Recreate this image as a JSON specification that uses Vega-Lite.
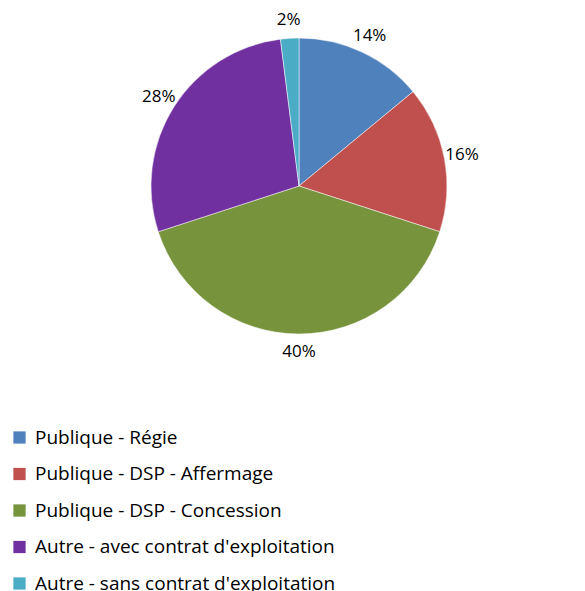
{
  "$schema": "https://vega.github.io/schema/vega-lite/v6.json",
  "width": 598,
  "height": 372,
  "padding": 0,
  "background": "white",
  "data": {
    "values": [
      {"categorie": "Publique - Régie", "part": 0.14, "ordre": 1},
      {"categorie": "Publique - DSP - Affermage", "part": 0.16, "ordre": 2},
      {"categorie": "Publique - DSP - Concession", "part": 0.40, "ordre": 3},
      {"categorie": "Autre - avec contrat d'exploitation", "part": 0.28, "ordre": 4},
      {"categorie": "Autre - sans contrat d'exploitation", "part": 0.02, "ordre": 5}
    ]
  },
  "encoding": {
    "theta": {"field": "part", "type": "quantitative", "stack": true},
    "order": {"field": "ordre", "type": "quantitative"}
  },
  "layer": [
    {
      "mark": {"type": "arc", "outerRadius": 148, "stroke": "white", "strokeWidth": 0.5},
      "encoding": {
        "color": {
          "field": "categorie",
          "type": "nominal",
          "sort": ["Publique - Régie", "Publique - DSP - Affermage", "Publique - DSP - Concession", "Autre - avec contrat d'exploitation", "Autre - sans contrat d'exploitation"],
          "scale": {
            "domain": ["Publique - Régie", "Publique - DSP - Affermage", "Publique - DSP - Concession", "Autre - avec contrat d'exploitation", "Autre - sans contrat d'exploitation"],
            "range": ["#4F81BD", "#C0504D", "#77933C", "#7030A0", "#4BACC6"]
          },
          "legend": {
            "title": null,
            "orient": "none",
            "legendX": 10,
            "legendY": 428,
            "symbolType": "square",
            "symbolSize": 150,
            "symbolStrokeWidth": 0,
            "labelFont": "Open Sans",
            "labelFontSize": 19,
            "labelColor": "#000000",
            "labelLimit": 400,
            "rowPadding": 16.5,
            "symbolOffset": 0,
            "labelOffset": 6
          }
        }
      }
    },
    {
      "mark": {"type": "text", "radius": 166, "font": "Open Sans", "fontSize": 17, "color": "#000000"},
      "encoding": {
        "text": {"field": "part", "type": "quantitative", "format": ".0%"},
        "detail": {"field": "categorie"}
      }
    }
  ]
}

→ **Description of the task**
Print the whole listing above once more, word for word, without its pictures.

→ **Completed task**
Recreate this image as a JSON specification that uses Vega-Lite.
{
  "$schema": "https://vega.github.io/schema/vega-lite/v6.json",
  "width": 598,
  "height": 372,
  "padding": 0,
  "background": "white",
  "data": {
    "values": [
      {"categorie": "Publique - Régie", "part": 0.14, "ordre": 1},
      {"categorie": "Publique - DSP - Affermage", "part": 0.16, "ordre": 2},
      {"categorie": "Publique - DSP - Concession", "part": 0.40, "ordre": 3},
      {"categorie": "Autre - avec contrat d'exploitation", "part": 0.28, "ordre": 4},
      {"categorie": "Autre - sans contrat d'exploitation", "part": 0.02, "ordre": 5}
    ]
  },
  "encoding": {
    "theta": {"field": "part", "type": "quantitative", "stack": true},
    "order": {"field": "ordre", "type": "quantitative"}
  },
  "layer": [
    {
      "mark": {"type": "arc", "outerRadius": 148, "stroke": "white", "strokeWidth": 0.5},
      "encoding": {
        "color": {
          "field": "categorie",
          "type": "nominal",
          "sort": ["Publique - Régie", "Publique - DSP - Affermage", "Publique - DSP - Concession", "Autre - avec contrat d'exploitation", "Autre - sans contrat d'exploitation"],
          "scale": {
            "domain": ["Publique - Régie", "Publique - DSP - Affermage", "Publique - DSP - Concession", "Autre - avec contrat d'exploitation", "Autre - sans contrat d'exploitation"],
            "range": ["#4F81BD", "#C0504D", "#77933C", "#7030A0", "#4BACC6"]
          },
          "legend": {
            "title": null,
            "orient": "none",
            "legendX": 10,
            "legendY": 428,
            "symbolType": "square",
            "symbolSize": 150,
            "symbolStrokeWidth": 0,
            "labelFont": "Open Sans",
            "labelFontSize": 19,
            "labelColor": "#000000",
            "labelLimit": 400,
            "rowPadding": 16.5,
            "symbolOffset": 0,
            "labelOffset": 6
          }
        }
      }
    },
    {
      "mark": {"type": "text", "radius": 166, "font": "Open Sans", "fontSize": 17, "color": "#000000"},
      "encoding": {
        "text": {"field": "part", "type": "quantitative", "format": ".0%"},
        "detail": {"field": "categorie"}
      }
    }
  ]
}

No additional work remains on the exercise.